先の週末、日本の新聞は「釣魚島」の3文字で占められた。丹羽宇一郎駐中国大使は東京都による釣魚島購入に明確に反対したものの、すぐさま日本政府の窓口を通して「謝罪され」、さらに6人の議員が釣魚島海域で「海釣りコンテスト」という茶番劇を演じた。度重なる混乱の中、日本の対中戦略の困窮した状況が鮮明になった。
伊藤忠商事出身の丹羽氏は民間人として中国大使に就任、代表して日本の対中戦略における一つ面の重大な利益を訴求することになった。日本経済の成長には中国など東アジア隣国の市場のけん引が必要であり、対中関係は直接、今後数年の日本の国運の盛衰にかかわる。だが同時に、日本の強いナショナリズムは中国を前にして第二に屈し、政治大国の目標を軽々しく放棄することを許さない。そうしたことから、戦略的側面における統一的な協調性に欠け、常に自己矛盾した対中政策が出現するようになったのである。
日本政府が丹羽発言に敏感な反応を示したことで、釣魚島問題に関して有するその立場に破綻が百出することが明らかにされた。1982年に国連海洋法条約が発効すると、日本政府の立場は徐々に変化し、中日間に釣魚島の主権をめぐる紛争が存在していることを否定するようになった。丹羽発言の後、日本政府はあたふたと面に出て火を消しはじめた。思うに、紛争がないとするなら、言うことに筋が通っているとするなら、このように疑心暗鬼になったり、周章狼狽したりする必要がどこにあるだろうか。実際、石原知事が島を買おうと、日本政府が火を消そうと、日本国内は釣魚島という名が繰り返されるたびに、「釣魚島には決して紛争がないわけではない」との印象を深めるだけなのだ。
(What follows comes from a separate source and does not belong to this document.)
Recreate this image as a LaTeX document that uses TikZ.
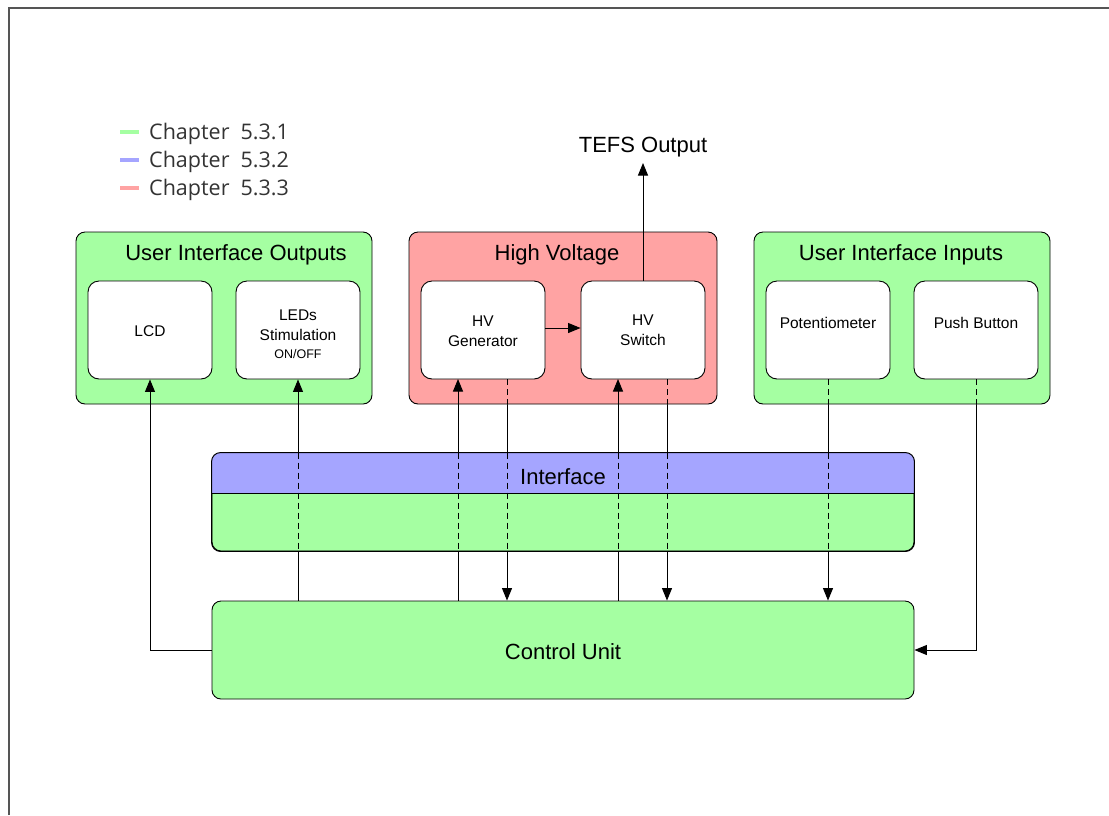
\documentclass[tikz,border=0pt]{standalone}
\usepackage{fontspec}
\setmainfont{Liberation Sans}
\newfontfamily\legendfont{Open Sans}
\usetikzlibrary{arrows.meta}
\pgfdeclarelayer{bg}
\pgfsetlayers{bg,main}
\definecolor{boxgreen}{RGB}{165,255,162}
\definecolor{boxred}{RGB}{255,163,163}
\definecolor{boxblue}{RGB}{165,165,255}
\definecolor{framegray}{RGB}{85,85,85}
\begin{document}
\begin{tikzpicture}[x=1pt,y=-1pt,
  groupbox/.style={draw=black, line width=0.9pt, rounded corners=9pt, minimum height=172pt, inner sep=0pt},
  innerbox/.style={draw=black, fill=white, line width=0.9pt, rounded corners=11pt, minimum width=124pt, minimum height=98pt, inner sep=0pt},
  widebox/.style={draw=black, fill=boxgreen, line width=0.9pt, rounded corners=9pt, minimum width=702pt, minimum height=98pt, inner sep=0pt},
  grouptitle/.style={font=\fontsize{22}{26}\selectfont, inner sep=0pt},
  boxtext/.style={font=\fontsize{15.5}{19.5}\selectfont, align=center, inner sep=0pt},
  conn/.style={line width=1pt, draw=black},
  arr/.style={conn, -{Triangle[length=12.5pt,width=10pt]}},
  dashseg/.style={conn, dash pattern=on 6pt off 4pt},
  legendtext/.style={font=\legendfont\fontsize{21.5}{24}\selectfont, text=black!80, anchor=west, inner sep=0pt},
  legendline/.style={line width=3.5pt}
]
\useasboundingbox (0,0) rectangle (1109,815);
% frame
\draw[framegray, line width=1.3pt] (9,815) -- (9,8) -- (1109,8);

% legend
\coordinate (lg1a) at (120,132); \coordinate (lg1b) at (139,132);
\coordinate (lg2a) at (120,160); \coordinate (lg2b) at (139,160);
\coordinate (lg3a) at (120,188); \coordinate (lg3b) at (139,188);
\draw[legendline, boxgreen] (lg1a) -- (lg1b);
\draw[legendline, boxblue] (lg2a) -- (lg2b);
\draw[legendline, boxred] (lg3a) -- (lg3b);
\node[legendtext] (lt1) at (149,134) {Chapter\ \ 5.3.1};
\node[legendtext] (lt2) at (149,162) {Chapter\ \ 5.3.2};
\node[legendtext] (lt3) at (149,190) {Chapter\ \ 5.3.3};

% group boxes
\node[groupbox, fill=boxgreen, minimum width=296pt] (uio) at (224,318) {};
\node[groupbox, fill=boxred, minimum width=308pt] (hv) at (563,318) {};
\node[groupbox, fill=boxgreen, minimum width=296pt] (uii) at (902,318) {};
\node[grouptitle] (uiot) at (236,255) {User Interface Outputs};
\node[grouptitle] (hvt) at (557,255) {High Voltage};
\node[grouptitle] (uiit) at (901,255) {User Interface Inputs};

% inner boxes
\node[innerbox] (lcd) at (150,330) {};
\node[innerbox] (leds) at (298,330) {};
\node[innerbox] (hvg) at (483,330) {};
\node[innerbox] (hvs) at (643,330) {};
\node[innerbox] (pot) at (828,330) {};
\node[innerbox] (pb) at (976,330) {};
\node[boxtext] at (150,331) {LCD};
\node[boxtext] at (298,334) {LEDs\\Stimulation\\[-1.5pt]{\fontsize{12.5}{15}\selectfont ON/OFF}};
\node[boxtext] at (483,331) {HV\\Generator};
\node[boxtext] at (643,330) {HV\\Switch};
\node[boxtext] at (828,323) {Potentiometer};
\node[boxtext] at (976,323) {Push Button};

% control unit
\node[widebox] (cu) at (563,650) {};
\node[grouptitle] at (563,652) {Control Unit};

% connector x positions
\coordinate (hvgUp) at (458,379);
\coordinate (hvgDn) at (507,379);
\coordinate (hvsUp) at (618,379);
\coordinate (hvsDn) at (667,379);

% TEFS output
\node[grouptitle] (tefs) at (643,147) {TEFS Output};
\coordinate (tefsTip) at (643,163);
\draw[arr] (hvs.north) -- (tefsTip);
\draw[arr] (hvg.east |- 0,328) -- (hvs.west |- 0,328);

% downward connectors (behind boxes)
\begin{pgfonlayer}{bg}
\draw[arr] (hvgDn) -- (hvgDn |- cu.north);
\draw[arr] (hvsDn) -- (hvsDn |- cu.north);
\draw[arr] (pot.south) -- (pot.south |- cu.north);
\draw[arr] (pb.south) |- (cu.east);
\end{pgfonlayer}
% dashed segments inside group boxes
\draw[dashseg] (hvgDn) -- (hvgDn |- hv.south);
\draw[dashseg] (hvsDn) -- (hvsDn |- hv.south);
\draw[dashseg] (pot.south) -- (pot.south |- uii.south);
\draw[dashseg] (pb.south) -- (pb.south |- uii.south);

% upward connectors
\draw[arr] (cu.west) -| (lcd.south);
\draw[arr] (leds.south |- cu.north) -- (leds.south);
\draw[arr] (hvgUp |- cu.north) -- (hvgUp);
\draw[arr] (hvsUp |- cu.north) -- (hvsUp);

% interface block
\node[widebox] (iface) at (563,502) {};
\begin{scope}
  \clip (212,453) rectangle (914,493);
  \fill[boxblue, rounded corners=9pt] (iface.north west) rectangle (iface.south east);
\end{scope}
\draw[conn] (iface.west |- 0,493) -- (iface.east |- 0,493);
\draw[conn, rounded corners=9pt] (iface.north west) rectangle (iface.south east);
\draw[dashseg] (leds.south |- iface.north) -- (leds.south |- iface.south);
\draw[dashseg] (hvgUp |- iface.north) -- (hvgUp |- iface.south);
\draw[dashseg] (hvgDn |- iface.north) -- (hvgDn |- iface.south);
\draw[dashseg] (hvsUp |- iface.north) -- (hvsUp |- iface.south);
\draw[dashseg] (hvsDn |- iface.north) -- (hvsDn |- iface.south);
\draw[dashseg] (pot.south |- iface.north) -- (pot.south |- iface.south);
\node[grouptitle] (ifacet) at (563,477) {Interface};
\end{tikzpicture}
\end{document}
丹羽騒動はまた日本政界の混乱無秩序な状態、民主党政権の薄氷をふむ思いを映している。丹羽大使のこの発言によって、各界の民族主義保守勢力は政権党を攻撃する新たな要素を手にした。下野して行政権限を失った自民党は、政権を攻撃する力点をようやく見つけ、丹羽氏を攻撃することで民主党内閣に圧力を加えようとしている。
対外的に紛争の存在を否定し、対内的に理性の声を抑えようとする日本政府のやり方は、政権の危機を一時的には緩和する可能性はあるが、日本の長期的利益にとってはむしろマイナスである。丹羽大使は島の購入が「中日関係にきわめて重大な危機をもたらす」と発言したが、中日関係が本当にその通りにならないことを願う。仮にそうなら、日本の有権者は「自民党政権は腐敗、硬化していても突発的な事件などの外交面の危機をなんとか抑えられたのに、民主党が自民党のようにできないのはどうしてか」と問うだろう。
幸いに、丹羽発言をはじめとする日本各界の理性の声が消え去ることはない。こうした理性は日本各界において普遍的な共鳴として存在している、と信じるに足る理由はある。結束して外部の力に立ち向かう「村文化」や、政党政治による利益関係、また「中国のことに触れたら必ず反対する」といった不正常な雰囲気などが、こうした理性の声を圧迫する可能性はあるものの、畢竟、人びとに希望を見させてくれるのである。
日本にとって、国家として寛容な気持ちをもって隣国に対する、政府として誠実に有権者に対することが、自らの光明に満ちた未来を得る唯一の出口になるのではないだろうか。まさに丹羽氏と同じ戦線に立つ外務省の前高官、孫崎享氏が語るように、日本政府は釣魚島が紛争の領土であることを認めなければならず、日本の国内法で問題を処理することをひたすら強調していてはいけない。紛争の存在を認めるとともに、真実を有権者に伝える必要があり、民主党政権はそうしてようやく「長く安定した執政」を実現できる。